■ EXERCISE AIM
Each line should be copied exactly.

■ COLLECTED MATERIAL
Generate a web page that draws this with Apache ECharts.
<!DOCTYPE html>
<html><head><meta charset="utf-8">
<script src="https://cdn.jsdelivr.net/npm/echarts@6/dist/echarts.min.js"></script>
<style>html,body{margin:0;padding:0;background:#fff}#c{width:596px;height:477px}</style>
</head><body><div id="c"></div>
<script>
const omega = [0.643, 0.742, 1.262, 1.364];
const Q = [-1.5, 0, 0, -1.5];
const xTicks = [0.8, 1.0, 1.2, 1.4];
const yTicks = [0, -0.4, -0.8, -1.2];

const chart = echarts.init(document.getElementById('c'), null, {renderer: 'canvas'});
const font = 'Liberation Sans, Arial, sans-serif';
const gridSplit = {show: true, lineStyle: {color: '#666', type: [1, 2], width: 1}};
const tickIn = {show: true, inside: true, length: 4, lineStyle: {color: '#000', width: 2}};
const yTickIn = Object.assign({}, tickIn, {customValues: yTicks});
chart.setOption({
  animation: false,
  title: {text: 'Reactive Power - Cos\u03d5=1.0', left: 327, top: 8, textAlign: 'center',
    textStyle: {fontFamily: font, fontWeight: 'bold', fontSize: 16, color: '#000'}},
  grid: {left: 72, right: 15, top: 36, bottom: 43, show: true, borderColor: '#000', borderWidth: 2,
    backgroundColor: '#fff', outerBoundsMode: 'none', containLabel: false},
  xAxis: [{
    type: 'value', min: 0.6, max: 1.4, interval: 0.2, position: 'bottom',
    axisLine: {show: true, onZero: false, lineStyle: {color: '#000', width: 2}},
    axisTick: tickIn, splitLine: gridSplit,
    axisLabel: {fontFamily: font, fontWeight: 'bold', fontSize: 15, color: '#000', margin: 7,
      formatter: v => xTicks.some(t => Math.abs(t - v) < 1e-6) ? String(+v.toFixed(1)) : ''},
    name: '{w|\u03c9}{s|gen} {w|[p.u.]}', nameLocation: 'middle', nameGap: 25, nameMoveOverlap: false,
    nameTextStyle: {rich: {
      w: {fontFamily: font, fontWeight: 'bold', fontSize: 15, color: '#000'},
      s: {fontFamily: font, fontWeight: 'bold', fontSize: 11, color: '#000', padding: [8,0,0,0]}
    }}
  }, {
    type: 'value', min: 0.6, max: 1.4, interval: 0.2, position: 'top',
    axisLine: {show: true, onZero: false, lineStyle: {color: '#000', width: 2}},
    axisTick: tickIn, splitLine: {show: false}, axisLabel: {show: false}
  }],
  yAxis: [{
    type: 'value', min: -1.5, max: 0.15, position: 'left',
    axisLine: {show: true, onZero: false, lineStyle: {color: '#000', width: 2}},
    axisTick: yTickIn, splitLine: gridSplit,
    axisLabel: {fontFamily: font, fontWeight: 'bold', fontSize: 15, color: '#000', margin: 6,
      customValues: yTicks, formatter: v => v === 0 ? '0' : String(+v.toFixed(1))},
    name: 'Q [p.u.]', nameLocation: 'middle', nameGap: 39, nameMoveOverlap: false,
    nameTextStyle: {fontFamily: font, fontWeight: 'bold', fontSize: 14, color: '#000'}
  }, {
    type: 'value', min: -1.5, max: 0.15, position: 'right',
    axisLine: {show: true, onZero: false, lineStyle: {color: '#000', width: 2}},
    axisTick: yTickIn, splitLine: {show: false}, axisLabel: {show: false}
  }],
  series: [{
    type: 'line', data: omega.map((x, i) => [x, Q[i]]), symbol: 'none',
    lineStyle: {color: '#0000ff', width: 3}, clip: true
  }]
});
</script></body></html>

■ EXERCISE OUTPUT
Generate a web page that draws this with Apache ECharts.
<!DOCTYPE html>
<html><head><meta charset="utf-8">
<script src="https://cdn.jsdelivr.net/npm/echarts@6/dist/echarts.min.js"></script>
<style>html,body{margin:0;padding:0;background:#fff}#c{width:596px;height:477px}</style>
</head><body><div id="c"></div>
<script>
const omega = [0.643, 0.742, 1.262, 1.364];
const Q = [-1.5, 0, 0, -1.5];
const xTicks = [0.8, 1.0, 1.2, 1.4];
const yTicks = [0, -0.4, -0.8, -1.2];

const chart = echarts.init(document.getElementById('c'), null, {renderer: 'canvas'});
const font = 'Liberation Sans, Arial, sans-serif';
const gridSplit = {show: true, lineStyle: {color: '#666', type: [1, 2], width: 1}};
const tickIn = {show: true, inside: true, length: 4, lineStyle: {color: '#000', width: 2}};
const yTickIn = Object.assign({}, tickIn, {customValues: yTicks});
chart.setOption({
  animation: false,
  title: {text: 'Reactive Power - Cos\u03d5=1.0', left: 327, top: 8, textAlign: 'center',
    textStyle: {fontFamily: font, fontWeight: 'bold', fontSize: 16, color: '#000'}},
  grid: {left: 72, right: 15, top: 36, bottom: 43, show: true, borderColor: '#000', borderWidth: 2,
    backgroundColor: '#fff', outerBoundsMode: 'none', containLabel: false},
  xAxis: [{
    type: 'value', min: 0.6, max: 1.4, interval: 0.2, position: 'bottom',
    axisLine: {show: true, onZero: false, lineStyle: {color: '#000', width: 2}},
    axisTick: tickIn, splitLine: gridSplit,
    axisLabel: {fontFamily: font, fontWeight: 'bold', fontSize: 15, color: '#000', margin: 7,
      formatter: v => xTicks.some(t => Math.abs(t - v) < 1e-6) ? String(+v.toFixed(1)) : ''},
    name: '{w|\u03c9}{s|gen} {w|[p.u.]}', nameLocation: 'middle', nameGap: 25, nameMoveOverlap: false,
    nameTextStyle: {rich: {
      w: {fontFamily: font, fontWeight: 'bold', fontSize: 15, color: '#000'},
      s: {fontFamily: font, fontWeight: 'bold', fontSize: 11, color: '#000', padding: [8,0,0,0]}
    }}
  }, {
    type: 'value', min: 0.6, max: 1.4, interval: 0.2, position: 'top',
    axisLine: {show: true, onZero: false, lineStyle: {color: '#000', width: 2}},
    axisTick: tickIn, splitLine: {show: false}, axisLabel: {show: false}
  }],
  yAxis: [{
    type: 'value', min: -1.5, max: 0.15, position: 'left',
    axisLine: {show: true, onZero: false, lineStyle: {color: '#000', width: 2}},
    axisTick: yTickIn, splitLine: gridSplit,
    axisLabel: {fontFamily: font, fontWeight: 'bold', fontSize: 15, color: '#000', margin: 6,
      customValues: yTicks, formatter: v => v === 0 ? '0' : String(+v.toFixed(1))},
    name: 'Q [p.u.]', nameLocation: 'middle', nameGap: 39, nameMoveOverlap: false,
    nameTextStyle: {fontFamily: font, fontWeight: 'bold', fontSize: 14, color: '#000'}
  }, {
    type: 'value', min: -1.5, max: 0.15, position: 'right',
    axisLine: {show: true, onZero: false, lineStyle: {color: '#000', width: 2}},
    axisTick: yTickIn, splitLine: {show: false}, axisLabel: {show: false}
  }],
  series: [{
    type: 'line', data: omega.map((x, i) => [x, Q[i]]), symbol: 'none',
    lineStyle: {color: '#0000ff', width: 3}, clip: true
  }]
});
</script></body></html>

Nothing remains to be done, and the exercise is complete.